Request
Give back, word for word, only the lines from the opening of the records through the one with "yticks = list(range(0, 421, 20))". Pictures stay out.

----------

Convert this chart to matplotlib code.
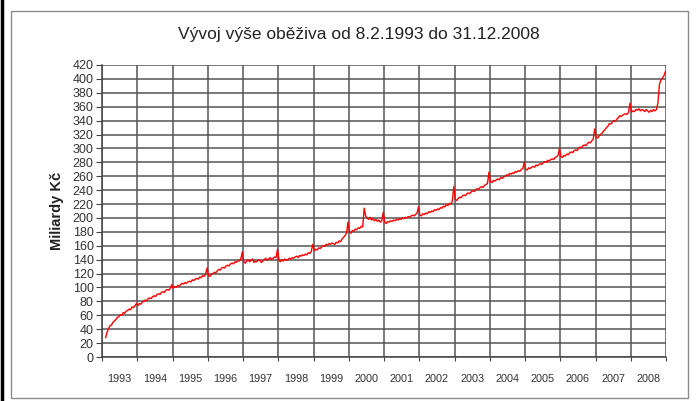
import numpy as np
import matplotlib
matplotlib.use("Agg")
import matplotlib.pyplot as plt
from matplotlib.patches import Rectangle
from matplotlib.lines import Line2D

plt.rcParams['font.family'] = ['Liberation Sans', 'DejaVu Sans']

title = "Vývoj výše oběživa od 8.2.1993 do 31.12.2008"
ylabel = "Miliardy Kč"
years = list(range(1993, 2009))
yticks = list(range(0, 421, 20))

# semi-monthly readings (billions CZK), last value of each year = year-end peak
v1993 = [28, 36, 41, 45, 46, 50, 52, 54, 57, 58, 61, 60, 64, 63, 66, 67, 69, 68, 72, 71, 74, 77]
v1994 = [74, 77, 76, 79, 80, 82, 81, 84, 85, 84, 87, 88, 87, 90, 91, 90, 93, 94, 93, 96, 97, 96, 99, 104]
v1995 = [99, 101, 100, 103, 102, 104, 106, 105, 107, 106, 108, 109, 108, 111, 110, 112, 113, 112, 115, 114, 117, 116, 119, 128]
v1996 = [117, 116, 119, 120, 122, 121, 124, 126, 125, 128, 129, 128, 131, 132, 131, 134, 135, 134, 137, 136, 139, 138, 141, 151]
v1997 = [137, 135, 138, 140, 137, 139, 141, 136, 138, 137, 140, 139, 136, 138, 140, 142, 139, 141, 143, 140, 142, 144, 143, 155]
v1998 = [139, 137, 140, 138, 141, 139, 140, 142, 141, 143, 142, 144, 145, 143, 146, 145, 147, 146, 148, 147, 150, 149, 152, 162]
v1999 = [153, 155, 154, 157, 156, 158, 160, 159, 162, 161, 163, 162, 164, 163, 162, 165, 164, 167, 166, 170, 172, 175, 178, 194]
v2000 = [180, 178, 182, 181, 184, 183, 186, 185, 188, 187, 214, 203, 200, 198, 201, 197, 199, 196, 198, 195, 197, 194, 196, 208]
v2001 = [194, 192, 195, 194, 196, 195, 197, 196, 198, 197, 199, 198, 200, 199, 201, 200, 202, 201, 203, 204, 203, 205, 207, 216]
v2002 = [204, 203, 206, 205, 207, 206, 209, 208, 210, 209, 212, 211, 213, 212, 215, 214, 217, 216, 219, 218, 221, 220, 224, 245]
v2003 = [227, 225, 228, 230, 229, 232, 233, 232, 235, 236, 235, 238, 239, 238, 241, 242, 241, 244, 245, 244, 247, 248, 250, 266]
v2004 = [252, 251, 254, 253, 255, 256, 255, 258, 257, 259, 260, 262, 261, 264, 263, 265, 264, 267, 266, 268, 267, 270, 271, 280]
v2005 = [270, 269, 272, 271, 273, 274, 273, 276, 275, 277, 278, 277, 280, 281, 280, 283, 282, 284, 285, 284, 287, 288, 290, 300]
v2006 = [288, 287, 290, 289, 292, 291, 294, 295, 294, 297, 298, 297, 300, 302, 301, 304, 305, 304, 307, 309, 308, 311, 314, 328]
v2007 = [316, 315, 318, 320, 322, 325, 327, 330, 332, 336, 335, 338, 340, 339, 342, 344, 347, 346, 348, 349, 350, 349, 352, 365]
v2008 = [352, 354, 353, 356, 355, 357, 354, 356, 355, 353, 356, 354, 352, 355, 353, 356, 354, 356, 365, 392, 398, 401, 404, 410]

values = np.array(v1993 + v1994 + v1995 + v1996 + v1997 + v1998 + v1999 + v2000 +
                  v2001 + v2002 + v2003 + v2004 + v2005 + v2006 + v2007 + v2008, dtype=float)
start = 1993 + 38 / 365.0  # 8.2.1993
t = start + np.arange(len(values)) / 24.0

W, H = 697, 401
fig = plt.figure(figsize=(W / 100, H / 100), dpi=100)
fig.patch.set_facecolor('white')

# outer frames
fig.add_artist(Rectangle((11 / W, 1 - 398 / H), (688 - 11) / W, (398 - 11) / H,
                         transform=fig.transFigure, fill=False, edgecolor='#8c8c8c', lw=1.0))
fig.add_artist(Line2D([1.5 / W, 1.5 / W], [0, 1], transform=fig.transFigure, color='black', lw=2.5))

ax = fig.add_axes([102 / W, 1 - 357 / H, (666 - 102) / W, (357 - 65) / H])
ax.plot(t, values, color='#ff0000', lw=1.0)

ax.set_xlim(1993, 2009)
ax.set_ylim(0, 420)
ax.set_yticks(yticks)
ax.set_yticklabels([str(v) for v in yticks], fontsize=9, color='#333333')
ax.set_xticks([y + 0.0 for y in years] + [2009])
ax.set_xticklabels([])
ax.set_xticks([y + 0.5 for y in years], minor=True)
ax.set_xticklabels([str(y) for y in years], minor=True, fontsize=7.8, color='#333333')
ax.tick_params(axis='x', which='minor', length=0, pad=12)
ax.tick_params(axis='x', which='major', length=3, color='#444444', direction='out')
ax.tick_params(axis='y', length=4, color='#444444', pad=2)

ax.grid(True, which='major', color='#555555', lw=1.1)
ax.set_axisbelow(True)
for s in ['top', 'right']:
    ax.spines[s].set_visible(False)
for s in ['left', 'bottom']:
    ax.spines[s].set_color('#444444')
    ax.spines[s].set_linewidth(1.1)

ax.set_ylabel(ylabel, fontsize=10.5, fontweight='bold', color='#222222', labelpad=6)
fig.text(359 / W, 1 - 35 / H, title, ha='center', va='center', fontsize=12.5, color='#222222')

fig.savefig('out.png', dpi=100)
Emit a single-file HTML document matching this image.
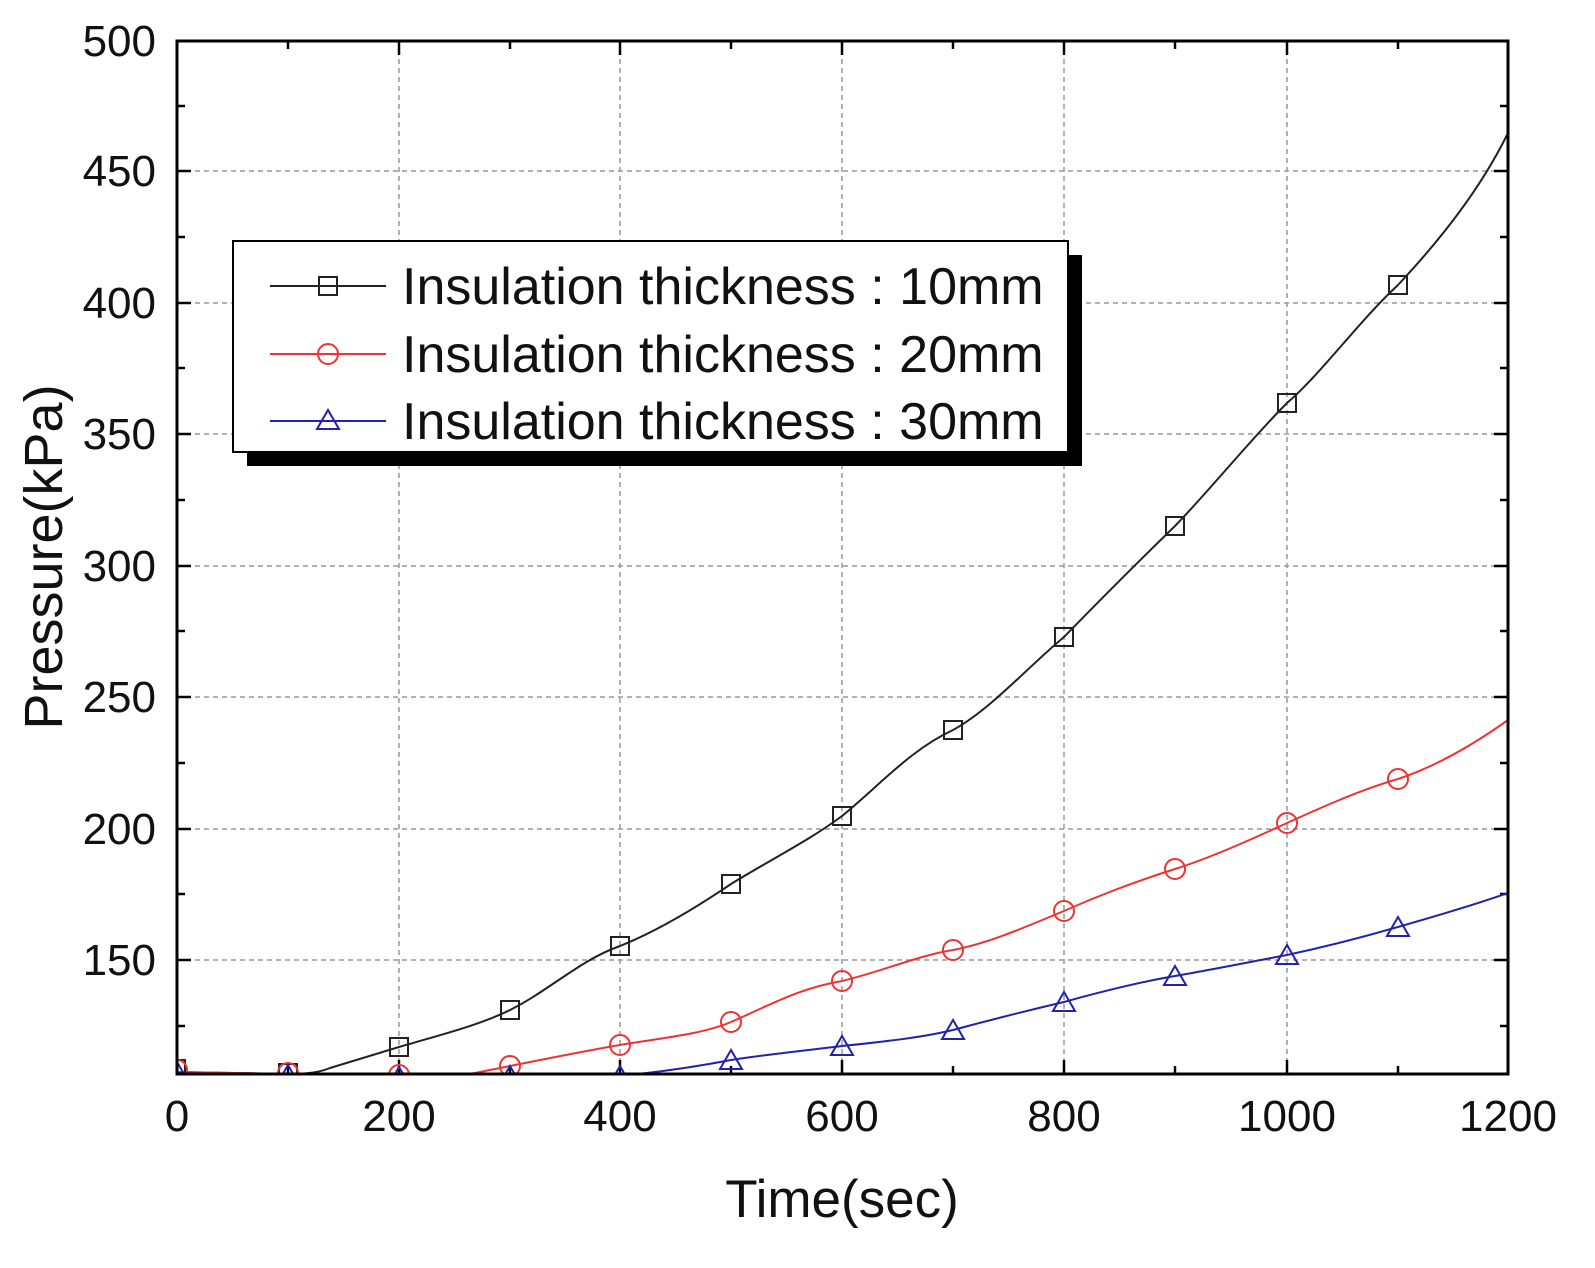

----------

Output below
Convert this chart to matplotlib code.
import numpy as np
import matplotlib
matplotlib.use("Agg")
import matplotlib.pyplot as plt
from matplotlib.patches import Rectangle
from matplotlib.lines import Line2D

plt.rcParams['font.family'] = ['Liberation Sans', 'DejaVu Sans']

title = "Vývoj výše oběživa od 8.2.1993 do 31.12.2008"
ylabel = "Miliardy Kč"
years = list(range(1993, 2009))
yticks = list(range(0, 421, 20))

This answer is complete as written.